Which Industries Are Growing Fastest?
Growth rates tell a different story than raw listing counts. The largest industries by volume are not necessarily the ones expanding most rapidly. We measured quarter-over-quarter growth in unique listings to identify which sectors are accelerating their hiring.
The growth pattern reveals a broader trend: the industries expanding fastest are those at the intersection of technology and critical infrastructure. Clean energy, national security, AI systems, and cybersecurity are all areas where software is becoming more essential to society's functioning. Engineers who position themselves in these growing sectors are likely to see increasing demand for their skills and steadily rising compensation over the coming years.
The insurance paradox: Despite being the second-largest employer of software engineers, insurance's growth rate is essentially flat (+3% QoQ). This reflects the nature of insurance tech hiring -- it is a massive, sustained wave of modernization rather than a spike. The jobs are not growing because they were already there in large numbers. For engineers, this means the opportunity is real and persistent, even if it does not generate the same excitement as the latest AI startup.
Full Industry Comparison
| Industry | Jobs | Sr. Salary | Remote | Growth |
|---|---|---|---|---|
| Fintech | 9,905 | $195K | 34% | +8% |
| Insurance | 8,432 | $178K | 28% | +3% |
| DevTools | 7,171 | $192K | 42% | +9% |
| Healthcare | 6,391 | $182K | 31% | +11% |
| AI / ML | 3,878 | $218K | 38% | +28% |
| Defense | 2,548 | $190K | 14% | +19% |
| E-commerce | 2,095 | $175K | 30% | +5% |
| SaaS | 1,070 | $180K | 35% | +7% |
| Logistics | 671 | $168K | 22% | +6% |
| Crypto / Web3 | 639 | $188K | 41% | +15% |
| Gaming | 458 | $165K | 18% | -4% |
| Media | 429 | $162K | 26% | -2% |
| Cybersecurity | 329 | $172K | 33% | +22% |
| Clean Tech | 277 | $170K | 24% | +34% |
| EdTech | 230 | $160K | 30% | +4% |
| Automotive | 208 | $168K | 16% | +10% |
| AdTech | 156 | $174K | 29% | +1% |
Methodology
Industry classifications are assigned based on each company's primary business activity, using a combination of company self-description, Crunchbase category data, and manual review. A company is assigned to exactly one industry category. Companies that could fit multiple categories (e.g., a fintech company that also does AI) are assigned to the category that best describes their primary revenue-generating activity.

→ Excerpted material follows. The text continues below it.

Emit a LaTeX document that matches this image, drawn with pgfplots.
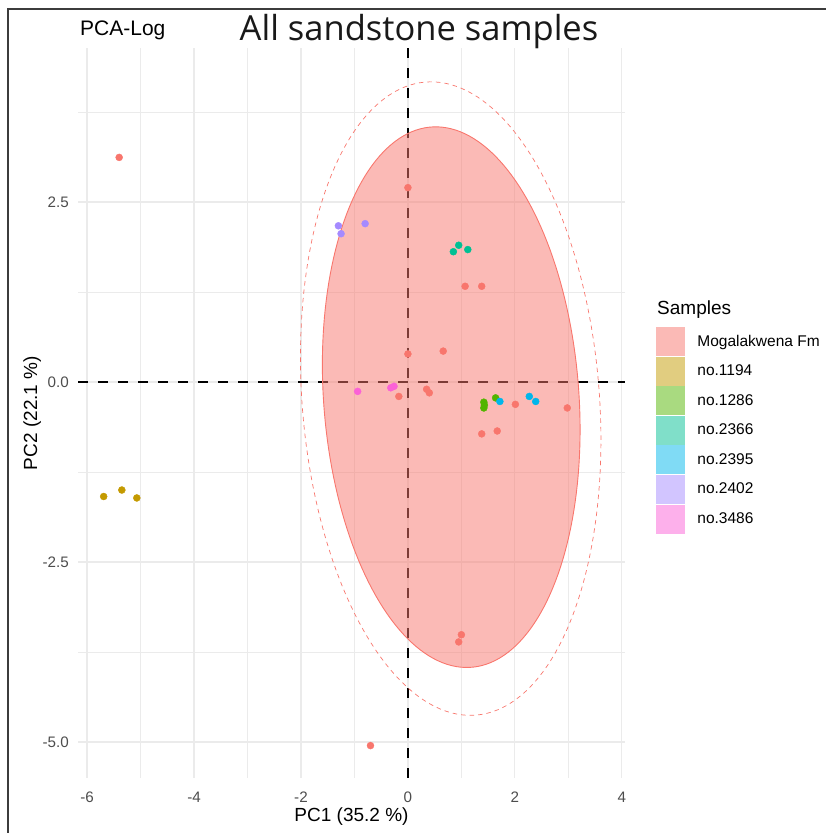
\documentclass[border=0pt]{standalone}
\usepackage{pgfplots}
\pgfplotsset{compat=1.18}
\usepackage{fontspec}
\setmainfont{Liberation Sans}
\newfontfamily\titlefont{Open Sans}

% ggplot2 hue palette for the seven sample groups
\definecolor{cMog}{HTML}{F8766D}
\definecolor{cA}{HTML}{C49A00}
\definecolor{cB}{HTML}{53B400}
\definecolor{cC}{HTML}{00C094}
\definecolor{cD}{HTML}{00B6EB}
\definecolor{cE}{HTML}{A58AFF}
\definecolor{cF}{HTML}{FB61D7}
\definecolor{gridc}{HTML}{EBEBEB}
\definecolor{tickc}{HTML}{4D4D4D}
\definecolor{framec}{HTML}{3C3C3C}

% filled square legend keys
\pgfplotsset{key/.style={legend image code/.code={\fill[#1] (0bp,-14bp) rectangle (28bp,14bp);}}}

% PCA scores (PC1, PC2) per sample group
\pgfplotstableread{
x y
-5.40 3.12
0.00 2.70
1.07 1.33
1.38 1.33
0.00 0.39
0.66 0.43
-0.17 -0.20
0.35 -0.10
0.40 -0.15
2.01 -0.31
2.98 -0.36
1.38 -0.72
1.67 -0.68
1.00 -3.51
0.95 -3.61
-0.70 -5.05
}\mogal
\pgfplotstableread{
x y
-5.69 -1.59
-5.35 -1.50
-5.07 -1.61
}\sA
\pgfplotstableread{
x y
1.42 -0.28
1.43 -0.32
1.42 -0.36
1.64 -0.22
}\sB
\pgfplotstableread{
x y
0.85 1.81
0.95 1.90
1.12 1.84
}\sC
\pgfplotstableread{
x y
1.72 -0.27
2.27 -0.20
2.39 -0.27
}\sD
\pgfplotstableread{
x y
-1.30 2.17
-1.25 2.06
-0.80 2.20
}\sE
\pgfplotstableread{
x y
-0.94 -0.13
-0.32 -0.08
-0.26 -0.06
}\sF

\begin{document}
\begin{tikzpicture}
\path[use as bounding box] (0,0) rectangle (826bp,833bp);
\draw[line width=1.3bp, framec] (8bp,0bp) -- (8bp,824bp) -- (826bp,824bp);

\begin{axis}[
  at={(78bp,55bp)}, anchor=south west,
  width=547bp, height=730bp, scale only axis,
  xmin=-6.17, xmax=4.06, ymin=-5.5, ymax=4.64,
  axis line style={draw=none},
  major tick length=0pt, minor tick length=0pt,
  xtick={-6,-4,-2,0,2,4}, xticklabels={-6,-4,-2,0,2,4},
  ytick={-5,-2.5,0,2.5}, yticklabels={-5.0,-2.5,0.0,2.5},
  minor xtick={-5,-3,-1,1,3}, minor ytick={-3.75,-1.25,1.25,3.75},
  grid=both,
  major grid style={gridc, line width=1.2bp},
  minor grid style={gridc, line width=0.7bp},
  tick label style={font=\fontsize{15.2bp}{18bp}\selectfont, text=tickc, inner sep=0pt},
  xticklabel style={anchor=north, yshift=-13.5bp},
  yticklabel style={anchor=east, xshift=-9bp},
  xlabel={PC1 (35.2 \%)}, ylabel={PC2 (22.1 \%)},
  label style={font=\fontsize{19bp}{22bp}\selectfont, inner sep=0pt},
  xlabel style={at={(axis description cs:0.5,-0.0534)}, anchor=center},
  ylabel style={at={(axis description cs:-0.0835,0.5)}, anchor=center},
  legend style={at={(axis description cs:1.0567,0.6178)}, anchor=north west,
    draw=none, fill=none, inner sep=0pt, outer sep=0pt,
    row sep=1.2bp, column sep=11bp,
    font=\fontsize{15.5bp}{18bp}\selectfont},
  legend cell align=left,
]
% reference lines through the origin
\addplot[forget plot, black, line width=2.4bp, dash pattern=on 10bp off 10bp]
  coordinates {(-6.17,0) (4.06,0)};
\addplot[forget plot, black, line width=2.4bp, dash pattern=on 10bp off 10bp]
  coordinates {(0,-5.5) (0,4.64)};

% confidence ellipses of the Mogalakwena Fm group
% (centre, half-extents along PC1 and PC2, correlation -0.12 / -0.13)
\addplot[forget plot, draw=cMog, line width=0.9bp, fill=cMog, fill opacity=0.5,
  domain=0:360, samples=181, variable=\t]
  ({0.81+2.41*cos(\t)}, {-0.21+3.755*cos(\t-96.9)});
\addplot[forget plot, draw=cMog, line width=0.7bp, dash pattern=on 4.5bp off 4bp,
  domain=0:360, samples=181, variable=\t]
  ({0.80+2.81*cos(\t)}, {-0.23+4.40*cos(\t-97.5)});

% sample scores
\addplot[only marks, mark=*, mark size=3.5bp, color=cMog, key=cMog!50!white] table {\mogal};
\addlegendentry{Mogalakwena Fm}
\addplot[only marks, mark=*, mark size=3.5bp, color=cA, key=cA!50!white] table {\sA};
\addlegendentry{no.1194}
\addplot[only marks, mark=*, mark size=3.5bp, color=cB, key=cB!50!white] table {\sB};
\addlegendentry{no.1286}
\addplot[only marks, mark=*, mark size=3.5bp, color=cC, key=cC!50!white] table {\sC};
\addlegendentry{no.2366}
\addplot[only marks, mark=*, mark size=3.5bp, color=cD, key=cD!50!white] table {\sD};
\addlegendentry{no.2395}
\addplot[only marks, mark=*, mark size=3.5bp, color=cE, key=cE!50!white] table {\sE};
\addlegendentry{no.2402}
\addplot[only marks, mark=*, mark size=3.5bp, color=cF, key=cF!50!white] table {\sF};
\addlegendentry{no.3486}
\end{axis}

% titles and legend heading
\node[anchor=base, inner sep=0pt, text=black!90, font=\titlefont\fontsize{34.5bp}{40bp}\selectfont]
  at (419bp,792bp) {All sandstone samples};
\node[anchor=base west, inner sep=0pt, font=\fontsize{21bp}{25bp}\selectfont]
  at (80bp,797bp) {PCA-Log};
\node[anchor=base west, inner sep=0pt, font=\fontsize{19bp}{22bp}\selectfont]
  at (657bp,518bp) {Samples};
\end{tikzpicture}
\end{document}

Salary data is reported only when the original listing includes explicit compensation information. We do not estimate or impute salaries. All figures represent annual base compensation in USD. Listings in other currencies are converted at the time of indexing. Growth rates represent quarter-over-quarter changes in unique active listing counts and may be subject to seasonal variation.
Remote work classification is based on explicit statements in the listing. Listings that mention "remote" without qualification are classified as remote. Listings specifying a mix of office and remote days are classified as hybrid. All remaining listings are classified as onsite. When a listing does not specify work arrangement, it is excluded from remote/hybrid/onsite calculations.